You don’t build a life in a day. The memories of your childhood trapped softly between the pages of a familiar book is what lays the groundwork, really. The rainy days set the music and the tone of what’s to come. Spending monsoons in your room by the window without much to do and growing up, realising you’re never sitting near the window again, is what you eventually learn life is about.
It’s about remembering. Life was all about remembering the little bits. It was of remembering the kiss from three years ago as the rain pattered on the windshield. It was about remembering enough to love, to try to love again and again. It’s also about forgetting. It was about forgetting everything and starting a new life in another city. It was in forgetting just enough and not a smidge more, so you continue to love again and again.

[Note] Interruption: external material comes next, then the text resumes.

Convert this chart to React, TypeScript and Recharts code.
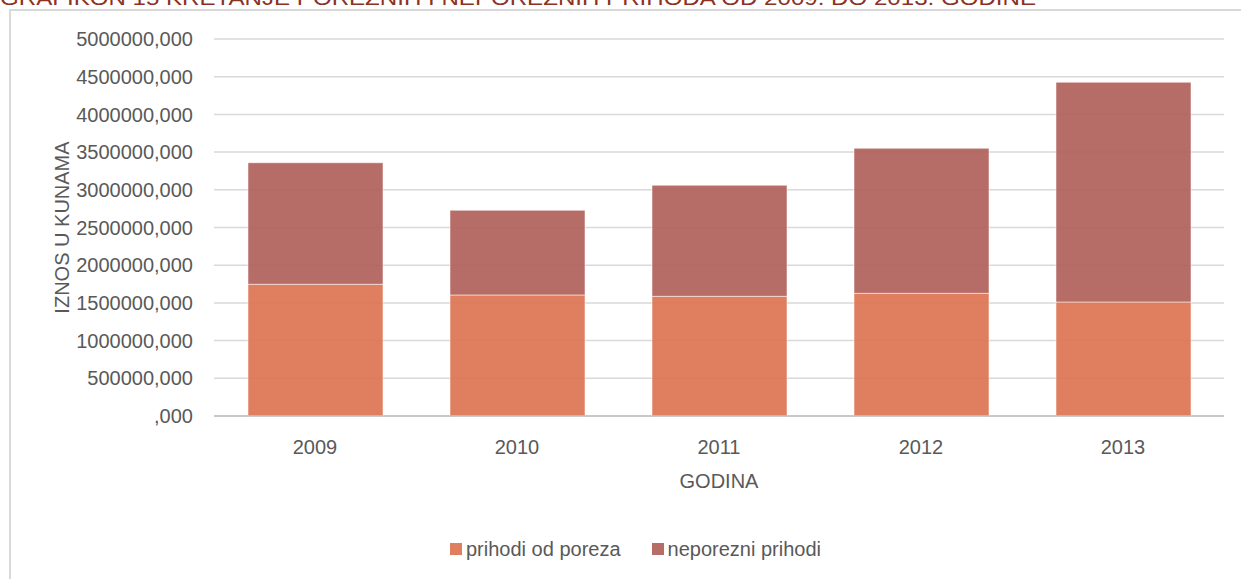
import React from 'react';
import { BarChart, Bar, XAxis, YAxis, CartesianGrid, Legend, Label } from 'recharts';

const years = ['2009', '2010', '2011', '2012', '2013'];
const porezni = [1747000, 1605000, 1587000, 1627000, 1512000];
const neporezni = [1612000, 1123000, 1473000, 1923000, 2914000];
const yTicks = [0, 500000, 1000000, 1500000, 2000000, 2500000, 3000000, 3500000, 4000000, 4500000, 5000000];
const seriesNames = ['prihodi od poreza', 'neporezni prihodi'];
const seriesColors = ['#DD7452', '#B1615A'];

const data = years.map((y, i) => ({ year: y, porezni: porezni[i], neporezni: neporezni[i] }));

const FONT = '"Liberation Sans", Arial, sans-serif';
const TEXT = '#595959';

const fmt = (v: number) => (v === 0 ? ',000' : `${v},000`);

const YLabel = (props: any) => {
  const vb = props.viewBox || {};
  const cx = (vb.x || 0) + 62;
  const cy = (vb.y || 0) + (vb.height || 0) / 2;
  return (
    <text
      x={cx}
      y={cy}
      transform={`rotate(-90 ${cx} ${cy})`}
      textAnchor="middle"
      dominantBaseline="central"
      fill={TEXT}
      fontSize={20}
      fontFamily={FONT}
    >
      IZNOS U KUNAMA
    </text>
  );
};

const LegendContent = () => (
  <div
    style={{
      height: 40,
      display: 'flex',
      alignItems: 'center',
      justifyContent: 'center',
      paddingLeft: 47,
      fontFamily: FONT,
      fontSize: 20,
      color: TEXT,
    }}
  >
    {seriesNames.map((n, i) => (
      <div key={n} style={{ display: 'flex', alignItems: 'center', marginRight: i === 0 ? 31 : 0 }}>
        <span style={{ width: 12, height: 12, background: seriesColors[i], opacity: 0.92, display: 'inline-block', marginRight: 4 }} />
        <span>{n}</span>
      </div>
    ))}
  </div>
);

export default function App() {
  return (
    <div style={{ position: 'absolute', left: 0, top: 0, width: 1241, height: 579, overflow: 'hidden', background: '#fff' }}>
      <svg width={1241} height={20} style={{ position: 'absolute', left: 0, top: 0 }}>
        <text
          x={0}
          y={4.5}
          fontFamily={FONT}
          fontSize={20}
          fill="#8B3224"
          textLength={1036}
          lengthAdjust="spacingAndGlyphs"
        >
          GRAFIKON 15 KRETANJE POREZNIH I NEPOREZNIH PRIHODA OD 2009. DO 2013. GODINE
        </text>
      </svg>
      <div
        style={{
          position: 'absolute',
          left: 9,
          top: 9,
          width: 1260,
          height: 600,
          border: '2px solid #d9d9d9',
          boxSizing: 'border-box',
        }}
      />
      <div style={{ position: 'absolute', left: 0, top: 0 }}>
        <BarChart
          width={1241}
          height={579}
          data={data}
          margin={{ top: 39, right: 17, bottom: 10, left: 0 }}
          barSize={135}
        >
          <CartesianGrid vertical={false} stroke="#d9d9d9" strokeWidth={1.5} />
          <XAxis
            dataKey="year"
            height={113}
            tickLine={false}
            axisLine={{ stroke: '#bfbfbf', strokeWidth: 1.5 }}
            tickMargin={18}
            tick={{ fill: TEXT, fontSize: 20, fontFamily: FONT }}
          >
            <Label
              value="GODINA"
              position="insideTop"
              offset={58}
              fill={TEXT}
              fontSize={20}
              fontFamily={FONT}
            />
          </XAxis>
          <YAxis
            width={214}
            domain={[0, 5000000]}
            ticks={yTicks}
            interval={0}
            tickFormatter={fmt}
            tickLine={false}
            axisLine={false}
            tickMargin={15}
            tick={{ fill: TEXT, fontSize: 20, fontFamily: FONT }}
          >
            <Label content={<YLabel />} />
          </YAxis>
          <Legend verticalAlign="bottom" height={40} content={<LegendContent />} />
          <Bar
            dataKey="porezni"
            name={seriesNames[0]}
            stackId="a"
            fill={seriesColors[0]}
            fillOpacity={0.92}
            stroke="rgba(255,255,255,0.5)"
            strokeWidth={1}
            isAnimationActive={false}
          />
          <Bar
            dataKey="neporezni"
            name={seriesNames[1]}
            stackId="a"
            fill={seriesColors[1]}
            fillOpacity={0.92}
            stroke="rgba(255,255,255,0.5)"
            strokeWidth={1}
            isAnimationActive={false}
          />
        </BarChart>
      </div>
    </div>
  );
}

But love is not all life is about. It was about the certain snack you can’t decline when offered. It was about the specific way you folded your laundry because you did it like that once and never changed. Or, the cup of chamomile you brew every night because someone rubbed their habit on you. It was about the catchphrase you stole from an old acquaintance. It was about your brother’s mannerisms you didn’t realise you ended up copying.
Life wasn’t just taking, too. It was about giving. The best part, in fact, was the giving. It was in lending a hand even when your arms were tired of the weight you already had on them. How difficult could helping someone with directions be, really? It was how you often found yourself when you were lost. It was about finding yourself in others.
Life was about the time a little girl walked up to you and showed you her origami and you acted all excited at the genuinely remarkable piece of art. Life was about keeping that experience and many others in your heart as you sat down to write a few words, creating art of your own, resting on the shoulders of ecstatic kids creating something only because they could.
You didn’t build a life at all, really. It just sort of happened to you. It has always been this way for everyone who has lived, and I don’t quite see a reason for that to change.